Any of the terms of the agreement of merger or consolidation may be made dependent upon facts ascertainable outside of such agreement if the manner in which such facts shall operate upon the terms of the agreement is clearly and expressly set forth in the agreement of merger or consolidation. "Facts," as used in the preceding sentence, includes, but is not limited to, the occurrence of any event, including a determination or action by any person or body, including the corporation.

(c) The agreement required by subsection (b), in the case of each constituent stock corporation, shall be adopted, approved, certified and executed by each constituent corporation in the same manner as is provided in K.S.A. 17-6701, and amendments thereto, and, in the case of each constituent nonstock corporation, shall be adopted, approved, certified and executed by each of such constituent corporations in the same manner as is provided in K.S.A. 17-6705, and amendments thereto. The agreement shall be filed and shall become effective for all purposes of the laws of this state when and as provided in K.S.A. 17-6701, and amendments thereto, with respect to the merger of stock corporations of this state. Insofar as they may be applicable, the provisions set forth in the last sentence of K.S.A. 17-6701(c), and amendments thereto, shall apply to a merger under this section, and the reference in such sentence to "stockholder" shall include "member" as used in this section.

(d) K.S.A. 17-6701(e), and amendments thereto, shall apply to a merger under this section and K.S.A. 17-6701(f), and amendments thereto, shall apply to any constituent stock corporation participating in a merger under this section.

(e) K.S.A. 17-6701(d), and amendments thereto, shall apply to a merger under this section, except that, for purposes of a constituent nonstock corporation, references to the board of directors, to stockholders, and to shares of a constituent corporation shall be deemed to be references to the governing body of the corporation, to members of the corporation, and to memberships or membership interests, as applicable, respectively.

(f) Nothing in this section shall be deemed to authorize the merger of a charitable nonstock corporation into a stock corporation, if the charitable status of such nonstock corporation would thereby be lost or impaired, but a stock corporation may be merged into a charitable nonstock corporation that shall continue as the surviving corporation.

History: L. 1972, ch. 52, § 85; L. 1988, ch. 99, § 45; Revived and amended, L. 1988, ch. 100, § 45; L. 1992, ch. 270, § 20; L. 1999, ch. 39, § 15; L. 2000, ch. 39, § 34; L. 2004, ch. 143, § 55; L. 2016, ch. 110, § 74; L. 2023, ch. 66, § 34; July 1.

Source or Prior Law:

8 Del.
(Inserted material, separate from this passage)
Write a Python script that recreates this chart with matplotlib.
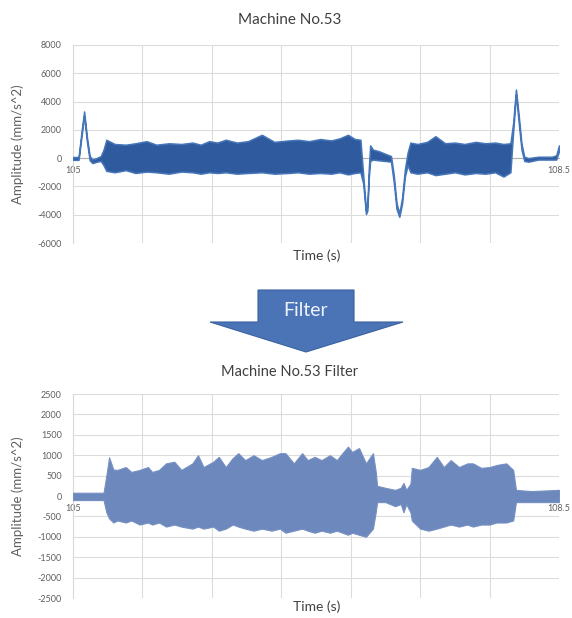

C. § 257.

Cross References to Related Sections:

Effect of merger or consolidation of charitable corporations or associations on gift, devise or bequest to one of original corporations or associations, see 17-1738.

Stockholders' meetings, voting of stock and voting rights of members of non-stock corporations, see 17-6505.

Amendments of articles of incorporation, see 17-6602.

Fee for filing agreement of merger or consolidation, see 17-7506.

Attorney General's Opinions:

Merger or consolidation of domestic nonstock corporations; credit unions. 95-53.